Can I use silver-plated items instead of solid silver?

Yes. Silver-plated items carry the correspondence and can be consecrated and used effectively. Solid silver holds the correspondence more strongly because of the material concentration, but the principle remains the same. The intention and the consecration matter as much as the material composition. Work with what you have and consecrate it properly.

How is silver different from gold in magical practice?

Gold commands and asserts. It is the metal of will, directed action and solar authority. Silver receives and reflects. It is the metal of intuition, psychic opening and lunar receptivity. In practical terms: use gold when you are pushing toward a goal with focused intention. Use silver when you are opening to receive information, insight or the kind of knowing that comes without effort. Both are valuable. They work in opposite but complementary directions.

What is moon water and how is silver used to make it?

Moon water is water that has been left under the light of the full moon overnight to absorb lunar energy. Using a silver bowl or silver-rimmed container amplifies this process because the material correspondence reinforces the energetic intention. The resulting water can be used in ritual, added to baths, sprinkled for purification, used to anoint the third eye before divination or scrying, or offered to lunar deities. It keeps for several days if stored in a sealed glass container away from direct sunlight.

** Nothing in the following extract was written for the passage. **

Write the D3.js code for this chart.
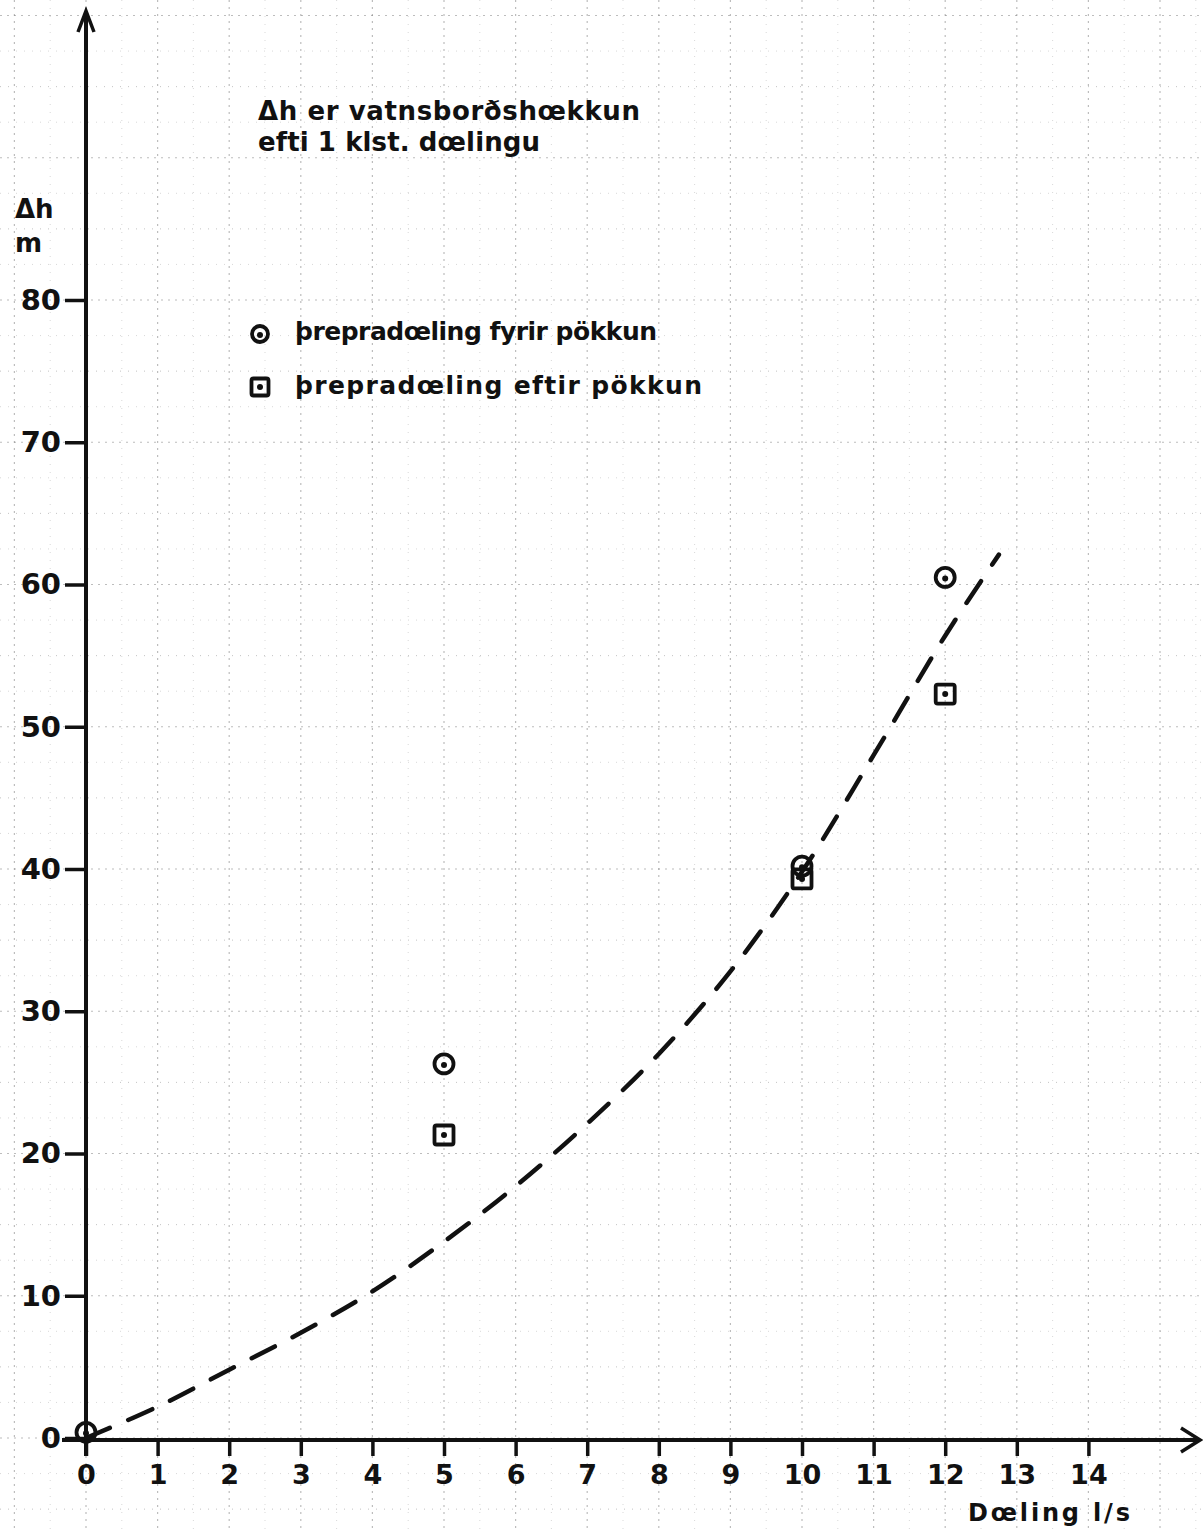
<!DOCTYPE html>
<html>
<head>
<meta charset="utf-8">
<script src="https://cdn.jsdelivr.net/npm/d3@7"></script>
<style>
  body { margin: 0; background: #fff; }
  svg { display: block; }
  text { font-family: "DejaVu Sans", sans-serif; fill: #111; }
</style>
</head>
<body>
<svg id="chart" width="1203" height="1529"></svg>
<script>
// Tick values on both axes
const xTickValues = [0, 1, 2, 3, 4, 5, 6, 7, 8, 9, 10, 11, 12, 13, 14];
const yTickValues = [0, 10, 20, 30, 40, 50, 60, 70, 80];

// Step pumping before packing (circles)
const fyrirQ = [0, 5, 10, 12];
const fyrirDh = [0.4, 26.3, 40.2, 60.5];

// Step pumping after packing (squares)
const eftirQ = [5, 10, 12];
const eftirDh = [21.3, 39.3, 52.3];

// Hand-drawn trend curve (dashed)
const curveQ = [0, 1, 2, 3, 4, 5, 6, 7, 8, 9, 10, 11, 12, 12.75];
const curveDh = [0, 2.2, 4.8, 7.4, 10.3, 13.8, 17.7, 22.1, 27.0, 32.8, 39.8, 48.0, 56.4, 62.1];

// Texts
const titleLines = ["\u0394h er vatnsbor\u00f0sh\u0153kkun", "efti 1 klst. d\u0153lingu"];
const legendLabels = ["\u00fereprad\u0153ling fyrir p\u00f6kkun", "\u00fereprad\u0153ling eftir p\u00f6kkun"];
const yLabelLines = ["\u0394h", "m"];
const xLabel = "D\u0153ling l/s";

const svg = d3.select("#chart");
const ink = "#111";

const x = d3.scaleLinear().domain([0, 15]).range([86, 86 + 15 * 71.6]);
const y = d3.scaleLinear().domain([0, 80]).range([1438, 300]);

// Graph-paper background
const grid = svg.append("g").attr("class", "grid");
grid.selectAll("line.v")
  .data(d3.range(-1, 16.01, 0.5))
  .join("line")
  .attr("x1", d => x(d)).attr("x2", d => x(d))
  .attr("y1", 0).attr("y2", 1529)
  .attr("stroke", "#888")
  .attr("stroke-width", d => Number.isInteger(d) ? 1.2 : 0.9)
  .attr("stroke-dasharray", d => Number.isInteger(d) ? "2,5" : "1,7")
  .attr("opacity", d => Number.isInteger(d) ? 0.55 : 0.35);
grid.selectAll("line.h")
  .data(d3.range(-5, 102.6, 2.5))
  .join("line")
  .attr("y1", d => y(d)).attr("y2", d => y(d))
  .attr("x1", 0).attr("x2", 1203)
  .attr("stroke", "#888")
  .attr("stroke-width", d => d % 10 === 0 ? 1.2 : 0.9)
  .attr("stroke-dasharray", d => d % 10 === 0 ? "2,5" : "1,7")
  .attr("opacity", d => d % 5 === 0 ? 0.55 : 0.35);

// Axes
const yAxis = svg.append("g")
  .attr("transform", `translate(${x(0)},0)`)
  .call(d3.axisLeft(y).tickValues(yTickValues).tickSize(21).tickPadding(4).tickFormat(d3.format("d")));
yAxis.select(".domain").remove();
yAxis.selectAll(".tick line").attr("stroke", ink).attr("stroke-width", 3.5);
yAxis.selectAll(".tick text")
  .attr("fill", ink).style("font-size", "29px").style("font-weight", "bold")
  .style("font-family", "DejaVu Sans, sans-serif");

const xAxis = svg.append("g")
  .attr("transform", `translate(0,${y(0) + 2})`)
  .call(d3.axisBottom(x).tickValues(xTickValues).tickSize(16).tickPadding(9).tickFormat(d3.format("d")));
xAxis.select(".domain").remove();
xAxis.selectAll(".tick line").attr("stroke", ink).attr("stroke-width", 3.5);
xAxis.selectAll(".tick text")
  .attr("fill", ink).style("font-size", "27px").style("font-weight", "bold")
  .style("font-family", "DejaVu Sans, sans-serif");

// Axis lines with arrow heads
svg.append("line")
  .attr("x1", x(0)).attr("x2", x(0)).attr("y1", y(0) + 18).attr("y2", 12)
  .attr("stroke", ink).attr("stroke-width", 4);
svg.append("path")
  .attr("d", `M${x(0) - 8},32 L${x(0)},11 L${x(0) + 8},32`)
  .attr("fill", "none").attr("stroke", ink).attr("stroke-width", 3.5);
svg.append("line")
  .attr("x1", 62).attr("x2", 1199).attr("y1", y(0) + 2).attr("y2", y(0) + 2)
  .attr("stroke", ink).attr("stroke-width", 4);
svg.append("path")
  .attr("d", `M1181,${y(0) - 10} L1200,${y(0) + 2} L1181,${y(0) + 14}`)
  .attr("fill", "none").attr("stroke", ink).attr("stroke-width", 3.5);

// Axis titles
svg.append("g").selectAll("text")
  .data(yLabelLines)
  .join("text")
  .attr("x", 15).attr("y", (d, i) => 218 + i * 34)
  .style("font-size", "26px").style("font-weight", "bold")
  .text(d => d);
svg.append("text")
  .attr("x", 968).attr("y", 1521)
  .style("font-size", "24px").style("font-weight", "bold")
  .attr("textLength", 162)
  .text(xLabel);

// Note text
svg.append("g").selectAll("text")
  .data(titleLines)
  .join("text")
  .attr("x", 258).attr("y", (d, i) => 120 + i * 31)
  .style("font-size", "26px").style("font-weight", "bold")
  .attr("textLength", (d, i) => i === 0 ? 382 : 282)
  .text(d => d);

// Dashed trend curve
const curveData = curveQ.map((q, i) => [q, curveDh[i]]);
svg.append("path")
  .datum(curveData)
  .attr("d", d3.line().x(d => x(d[0])).y(d => y(d[1])).curve(d3.curveCatmullRom.alpha(0.5)))
  .attr("fill", "none").attr("stroke", ink).attr("stroke-width", 4.5)
  .attr("stroke-linecap", "round")
  .attr("stroke-dasharray", "26,20");

// Marker helpers
function drawCircleMarker(g, cx, cy, r) {
  g.append("circle").attr("cx", cx).attr("cy", cy).attr("r", r)
    .attr("fill", "none").attr("stroke", ink).attr("stroke-width", 3.8);
  g.append("circle").attr("cx", cx).attr("cy", cy + 1).attr("r", 3).attr("fill", ink);
}
function drawSquareMarker(g, cx, cy, s) {
  g.append("rect").attr("x", cx - s / 2).attr("y", cy - s / 2).attr("width", s).attr("height", s)
    .attr("rx", 2).attr("fill", "none").attr("stroke", ink).attr("stroke-width", 3.8);
  g.append("circle").attr("cx", cx).attr("cy", cy).attr("r", 3).attr("fill", ink);
}

const pts = svg.append("g");
eftirQ.forEach((q, i) => drawSquareMarker(pts, x(q), y(eftirDh[i]), 19));
fyrirQ.forEach((q, i) => drawCircleMarker(pts, x(q), y(fyrirDh[i]), 9.5));

// Legend
const legend = svg.append("g");
drawCircleMarker(legend, 260, 334, 8);
drawSquareMarker(legend, 260, 387, 17);
legend.selectAll("text")
  .data(legendLabels)
  .join("text")
  .attr("x", 295).attr("y", (d, i) => 340 + i * 54)
  .style("font-size", "25px").style("font-weight", "bold")
  .attr("textLength", (d, i) => i === 0 ? 362 : 407)
  .text(d => d);
</script>
</body>
</html>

Is silver connected to psychic ability?

Yes, in nearly every tradition that has worked with it. The connection is consistent and appears independently across Greek, Egyptian, Slavic, Norse, Baltic and modern Western occult practice. Silver’s association with the moon, the boundary between waking and dreaming, and the reflective quality that makes things visible which would otherwise remain dark, all point in the same direction. Working with silver regularly is understood to gradually open and refine the intuitive faculties, not through a single dramatic event but through continuous gentle exposure to the lunar current.